23 percent shooting dooms Orangewomen
Keith Cieplicki’s face said it all. The head coach of the women’s basketball team looked on in disgust, his face scrunched tightly together. He didn’t even bother to yell, or maybe he just didn’t know what to say.
Cieplicki just took a seat on the bench, choosing to ignore guard Rochelle Coleman’s errant pass. With his Orangewomen already trailing by 24 with 4:57 remaining in the game, Cieplicki had already seen plenty of ugly play.
Notre Dame took advantage of SU’s horrid 23 percent shooting night and easily defeated the Orangewomen, 64-35, last night at Manley Field House in front of 614. The 35-point effort was Syracuse’s lowest total of the season.
‘No one hit any shots,’ senior guard Julie McBride said. ‘If we hit half of the shots we took, it would have been a different story.’
A cold shooting night for Syracuse (6-9, 3-2 Big East) was evident early. SU didn’t get on the board until 16:25 remained in the first half on a 3-pointer by Coleman. A second Coleman 3 closed the gap to 8-6. After tying the game at 8 on a Chineze Nwagbo hoop with 13:48 to play, the Orangewomen hit another extended dry spell, failing to score again until 6:07 remained.
Despite shooting only 20.8 percent in the first half, SU trailed only 28-16 at the break. The 16 points were Syracuse’s second-lowest first-half point total of the season, barely beating its 14-point effort in a 65-43 loss to George Washington on Dec. 4.
Syracuse players and coaches have spoken all season about trying to establish a more consistent first-half offense, something SU did in Saturday’s 55-50 win at Providence. Against the Fighting Irish (10-7, 3-2), though, the Orangewomen resorted back to their old ways. SU has trailed at the half in three of its six wins this season.
Surprisingly, Notre Dame gave Syracuse plenty of open looks and uncontested 3-pointers. The Orangewomen shot 4-of-24 from 3-point range. Fighting Irish head coach Muffet McGraw said her team tried to double McBride and limit her shots. Coming in, Notre Dame intended to limit SU’s 3-point attempts but had some defensive lapses, McGraw said.
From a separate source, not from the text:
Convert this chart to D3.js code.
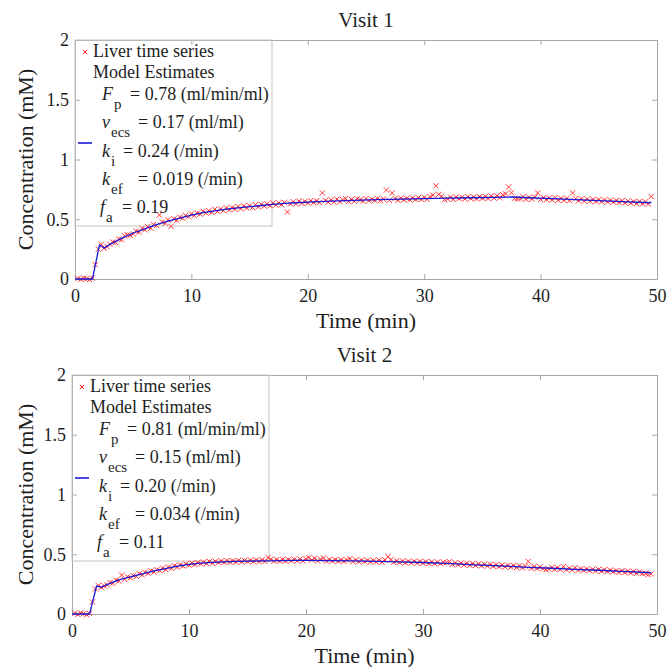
<!DOCTYPE html>
<html>
<head>
<meta charset="utf-8">
<script src="https://cdn.jsdelivr.net/npm/d3@7"></script>
<style>
  body { margin: 0; background: #fff; }
  svg { display: block; font-family: "Liberation Serif", "Times New Roman", serif; }
</style>
</head>
<body>
<svg id="chart" width="670" height="667"></svg>
<script>
// axis ticks
const xTicks = [0, 10, 20, 30, 40, 50]
const yTicks = [0, 0.5, 1, 1.5, 2]

// scan times (min) shared by both visits
const scanTimes = [
  0.25,0.5,0.75,1,1.25,1.5,1.75,2,
  2.25,2.5,2.75,3,3.25,3.5,3.75,4,
  4.25,4.5,4.75,5,5.25,5.5,5.75,6,
  6.25,6.5,6.75,7,7.25,7.5,7.75,8,
  8.25,8.5,8.75,9,9.25,9.5,9.75,10,
  10.25,10.5,10.75,11,11.25,11.5,11.75,12,
  12.25,12.5,12.75,13,13.25,13.5,13.75,14,
  14.25,14.5,14.75,15,15.25,15.5,15.75,16,
  16.25,16.5,16.75,17,17.25,17.5,17.75,18,
  18.25,18.5,18.75,19,19.25,19.5,19.75,20,
  20.25,20.5,20.75,21,21.25,21.5,21.75,22,
  22.25,22.5,22.75,23,23.25,23.5,23.75,24,
  24.25,24.5,24.75,25,25.25,25.5,25.75,26,
  26.25,26.5,26.75,27,27.25,27.5,27.75,28,
  28.25,28.5,28.75,29,29.25,29.5,29.75,30,
  30.25,30.5,30.75,31,31.25,31.5,31.75,32,
  32.25,32.5,32.75,33,33.25,33.5,33.75,34,
  34.25,34.5,34.75,35,35.25,35.5,35.75,36,
  36.25,36.5,36.75,37,37.25,37.5,37.75,38,
  38.25,38.5,38.75,39,39.25,39.5,39.75,40,
  40.25,40.5,40.75,41,41.25,41.5,41.75,42,
  42.25,42.5,42.75,43,43.25,43.5,43.75,44,
  44.25,44.5,44.75,45,45.25,45.5,45.75,46,
  46.25,46.5,46.75,47,47.25,47.5,47.75,48,
  48.25,48.5,48.75,49,49.25,49.5
]

// liver concentration (mM), visit 1
const visit1Conc = [
  0.004,-0.003,0.006,0.002,-0.004,0.008,0.12,0.25,
  0.29,0.26,0.27,0.29,0.31,0.305,0.335,0.328,
  0.362,0.37,0.366,0.378,0.40,0.392,0.423,0.412,
  0.438,0.425,0.455,0.448,0.535,0.476,0.468,0.494,
  0.44,0.503,0.49,0.518,0.509,0.532,0.521,0.544,
  0.531,0.552,0.543,0.566,0.551,0.571,0.558,0.583,
  0.565,0.586,0.572,0.595,0.579,0.598,0.585,0.606,
  0.588,0.611,0.594,0.613,0.598,0.622,0.603,0.624,
  0.61,0.628,0.614,0.636,0.618,0.637,0.622,0.641,
  0.56,0.629,0.646,0.63,0.652,0.633,0.649,0.637,
  0.656,0.639,0.655,0.641,0.72,0.657,0.643,0.662,
  0.645,0.668,0.646,0.664,0.672,0.648,0.666,0.651,
  0.671,0.662,0.652,0.673,0.655,0.667,0.657,0.675,
  0.656,0.669,0.745,0.658,0.72,0.673,0.659,0.677,
  0.662,0.674,0.663,0.679,0.664,0.68,0.666,0.684,
  0.667,0.69,0.702,0.78,0.708,0.693,0.664,0.67,
  0.684,0.666,0.687,0.672,0.684,0.67,0.689,0.673,
  0.686,0.671,0.69,0.676,0.689,0.674,0.694,0.678,
  0.697,0.68,0.705,0.712,0.77,0.722,0.674,0.67,
  0.672,0.688,0.666,0.684,0.668,0.685,0.72,0.665,
  0.682,0.664,0.679,0.661,0.68,0.659,0.675,0.658,
  0.674,0.656,0.72,0.673,0.654,0.67,0.652,0.668,
  0.65,0.666,0.648,0.664,0.646,0.662,0.645,0.66,
  0.643,0.656,0.641,0.655,0.636,0.654,0.634,0.648,
  0.632,0.649,0.63,0.646,0.628,0.69
]

// liver concentration (mM), visit 2
const visit2Conc = [
  0.006,-0.004,0.009,0.003,-0.006,0.005,0.10,0.21,
  0.238,0.222,0.235,0.243,0.262,0.258,0.283,0.276,
  0.326,0.29,0.311,0.303,0.322,0.315,0.338,0.327,
  0.349,0.341,0.362,0.352,0.371,0.363,0.384,0.372,
  0.392,0.383,0.404,0.392,0.411,0.401,0.419,0.408,
  0.425,0.414,0.43,0.42,0.435,0.422,0.44,0.425,
  0.441,0.43,0.444,0.431,0.447,0.433,0.446,0.434,
  0.449,0.436,0.448,0.437,0.451,0.438,0.452,0.439,
  0.453,0.44,0.472,0.458,0.441,0.455,0.442,0.456,
  0.443,0.457,0.444,0.458,0.445,0.459,0.444,0.462,
  0.471,0.452,0.466,0.444,0.458,0.468,0.443,0.456,
  0.442,0.455,0.441,0.454,0.44,0.453,0.462,0.439,
  0.452,0.438,0.451,0.437,0.45,0.436,0.449,0.435,
  0.449,0.434,0.452,0.48,0.456,0.432,0.445,0.43,
  0.444,0.428,0.442,0.427,0.441,0.426,0.44,0.424,
  0.438,0.423,0.437,0.421,0.435,0.42,0.433,0.43,
  0.438,0.415,0.429,0.412,0.426,0.41,0.424,0.408,
  0.421,0.406,0.419,0.403,0.417,0.401,0.415,0.399,
  0.412,0.396,0.41,0.394,0.407,0.392,0.405,0.389,
  0.402,0.386,0.4,0.44,0.383,0.397,0.381,0.394,
  0.379,0.371,0.377,0.39,0.374,0.387,0.372,0.396,
  0.37,0.383,0.368,0.388,0.365,0.379,0.364,0.377,
  0.362,0.375,0.36,0.373,0.358,0.37,0.355,0.368,
  0.353,0.364,0.349,0.362,0.347,0.359,0.343,0.356,
  0.341,0.353,0.338,0.34,0.33,0.336
]

// model fit
const modelTimes = [0,1.5,2.1,2.5,3,4,5,6,7,8,9,10,11,12,13,14,15,16,17,18,19,20,
  22,24,26,28,30,32,34,36,37.5,39,41,43,45,47,49.5]
const visit1Model = [0,0,0.285,0.26,0.29,0.34,0.385,0.42,0.455,0.485,0.51,0.535,0.555,0.57,
  0.585,0.595,0.605,0.615,0.625,0.632,0.638,0.644,
  0.652,0.658,0.664,0.668,0.672,0.676,0.68,0.683,0.686,0.68,0.672,0.664,0.656,0.648,0.638]
const visit2Model = [0,0,0.234,0.225,0.245,0.285,0.31,0.335,0.36,0.38,0.4,0.415,0.425,0.432,
  0.437,0.44,0.442,0.444,0.445,0.447,0.448,0.448,
  0.447,0.445,0.441,0.437,0.431,0.423,0.414,0.405,0.398,0.391,0.383,0.374,0.366,0.357,0.345]

const visitTitles = ['Visit 1', 'Visit 2']
const paramSymbols = ['F', 'v', 'k', 'k', 'f']
const paramSubs = ['p', 'ecs', 'i', 'ef', 'a']
const visit1Params = ['0.78 (ml/min/ml)', '0.17 (ml/ml)', '0.24 (/min)', '0.019 (/min)', '0.19']
const visit2Params = ['0.81 (ml/min/ml)', '0.15 (ml/ml)', '0.20 (/min)', '0.034 (/min)', '0.11']

let svg = d3.select('#chart')
let textColor = '#1e1e1e'
let axisColor = '#a8a8a8'
let markRed = '#ff2222'
let fitBlue = '#1a1ad8'

// where the "= value" text starts, measured from the axis left edge
let eqOffsets = [55, 63, 48, 63, 47]

let drawPanel = (box, title, conc, model, params) => {
    let x = d3.scaleLinear().domain([0, 50]).range([box.left, box.right])
    let y = d3.scaleLinear().domain([0, 2]).range([box.bottom, box.top])
    let g = svg.append('g')

    // axes, matlab style: ticks inward, box on
    let bottomAxis = d3.axisBottom(x).tickValues(xTicks).tickFormat(d3.format('d'))
        .tickSizeInner(-5).tickSizeOuter(0).tickPadding(10)
    let leftAxis = d3.axisLeft(y).tickValues(yTicks).tickFormat((d) => {return String(d)})
        .tickSizeInner(-5).tickSizeOuter(0).tickPadding(6)
    let topAxis = d3.axisTop(x).tickValues(xTicks).tickFormat('')
        .tickSizeInner(-5).tickSizeOuter(0)
    let rightAxis = d3.axisRight(y).tickValues(yTicks).tickFormat('')
        .tickSizeInner(-5).tickSizeOuter(0)

    let axes = [
        g.append('g').attr('transform', 'translate(0,' + box.bottom + ')').call(bottomAxis),
        g.append('g').attr('transform', 'translate(' + box.left + ',0)').call(leftAxis),
        g.append('g').attr('transform', 'translate(0,' + box.top + ')').call(topAxis),
        g.append('g').attr('transform', 'translate(' + box.right + ',0)').call(rightAxis)
    ]
    axes.forEach((a) => {
        a.selectAll('path').attr('stroke', axisColor).attr('stroke-width', 1)
        a.selectAll('line').attr('stroke', axisColor).attr('stroke-width', 1)
        a.selectAll('text').attr('fill', textColor).style('font-size', '18px')
            .style('font-family', '"Liberation Serif", serif')
    })

    // title and axis labels
    let midX = (box.left + box.right) / 2
    g.append('text').text(title)
        .attr('x', midX).attr('y', box.top - 13)
        .attr('text-anchor', 'middle').attr('fill', textColor)
        .style('font-size', '21px')
    g.append('text').text('Time (min)')
        .attr('x', midX).attr('y', box.bottom + 49)
        .attr('text-anchor', 'middle').attr('fill', textColor)
        .style('font-size', '22px')
    g.append('text').text('Concentration (mM)')
        .attr('transform', 'translate(33,' + (box.top + box.bottom) / 2 + ') rotate(-90)')
        .attr('text-anchor', 'middle').attr('fill', textColor)
        .style('font-size', '22px')

    // legend (box sits under the data like in the figure)
    let lg = g.append('g').attr('transform', 'translate(' + box.left + ',' + box.top + ')')
    lg.append('rect')
        .attr('x', 0).attr('y', 0).attr('width', 197).attr('height', 186)
        .attr('fill', 'none').attr('stroke', '#c4c4c4').attr('stroke-width', 1)
    lg.append('path')
        .attr('d', d3.symbol(d3.symbolX, 14)())
        .attr('transform', 'translate(10,12)')
        .attr('fill', 'none').attr('stroke', markRed).attr('stroke-width', 1)
    lg.append('line')
        .attr('x1', 3).attr('x2', 17).attr('y1', 103).attr('y2', 103)
        .attr('stroke', fitBlue).attr('stroke-width', 1.6)
    lg.append('text').text('Liver time series')
        .attr('x', 18).attr('y', 17).attr('fill', textColor).style('font-size', '18px')
    lg.append('text').text('Model Estimates')
        .attr('x', 18).attr('y', 38).attr('fill', textColor).style('font-size', '18px')

    params.forEach((p, i) => {
        let base = 60 + i * 28.3
        let t = lg.append('text').attr('y', base).attr('fill', textColor).style('font-size', '18px')
        t.append('tspan').text(paramSymbols[i])
            .attr('x', i === 4 ? 25 : 27).style('font-style', 'italic')
        t.append('tspan').text(paramSubs[i])
            .attr('dx', 1).attr('dy', 9).style('font-size', '15px')
        t.append('tspan').text('= ' + p)
            .attr('x', eqOffsets[i]).attr('y', base)
    })

    // measured points
    let pts = scanTimes.map((t, i) => {return [t, conc[i]]})
    g.append('g').selectAll('path')
        .data(pts)
        .enter()
        .append('path')
        .attr('d', d3.symbol(d3.symbolX, 20)())
        .attr('transform', (d) => {return 'translate(' + x(d[0]) + ',' + y(d[1]) + ')'})
        .attr('fill', 'none')
        .attr('stroke', markRed)
        .attr('stroke-opacity', 0.9)
        .attr('stroke-width', 1)

    // model curve
    let line = d3.line()
        .x((d, i) => {return x(modelTimes[i])})
        .y((d) => {return y(d)})
    g.append('path')
        .datum(model)
        .attr('d', line)
        .attr('fill', 'none')
        .attr('stroke', fitBlue)
        .attr('stroke-width', 1.3)
}

drawPanel({left: 75, top: 40, right: 657, bottom: 279}, visitTitles[0], visit1Conc, visit1Model, visit1Params)
drawPanel({left: 72, top: 375, right: 657, bottom: 614}, visitTitles[1], visit2Conc, visit2Model, visit2Params)
</script>
</body>
</html>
‘We were trying to double every now and then off the ball screen, and that left somebody open,’ McGraw said. ‘We just made some mistakes. We had some breakdowns trying to switch on screens and didn’t communicate well and left them open.’
The open shots didn’t seem to matter, though, as the Orangewomen continued to draw iron. But SU’s defense kept it in the game early in the second half. Syracuse set out to contain ND’s leading scorer, Jaqueline Batteast, who averaged 15.9 points. SU held Batteast to just 12 points, but she still managed a double-double in just 28 minutes of action.
With Syracuse’s offense failing to bring it back into the game, Notre Dame built a 20-point lead, 45-25, with less than 11 minutes remaining. The large cushion allowed Batteast to spend most of the second half on the bench, while several other players got into the scoring act. Though only one other player, Courtney LaVere, joined Batteast in double figures, nine others got into the scoring column.
‘In my mind, looking at the fact we’re averaging 57, we gotta try and keep people under 60,’ Cieplicki said. ‘So 64 is not that far off. I thought they got some garbage time points. I mean they’re going for a score with five seconds to go and they’re up 30.’
Despite the 29-point loss, the Orangewomen refused to get down. Cieplicki and McBride both said that Saturday’s home contest against West Virginia is a huge game. The Mountaineers beat Notre Dame, 64-51, on Saturday. McBride emphasized that basketball is a streaky game, and SU will bounce back.
‘It’s a game of streakiness,’ McBride said. ‘Do I like it? No, obviously. I’ve just got to keep shooting. I’m going to keep shooting, and I don’t care what people say. They can say I shoot too much. I need to shoot for us to win. Not just me but everybody.’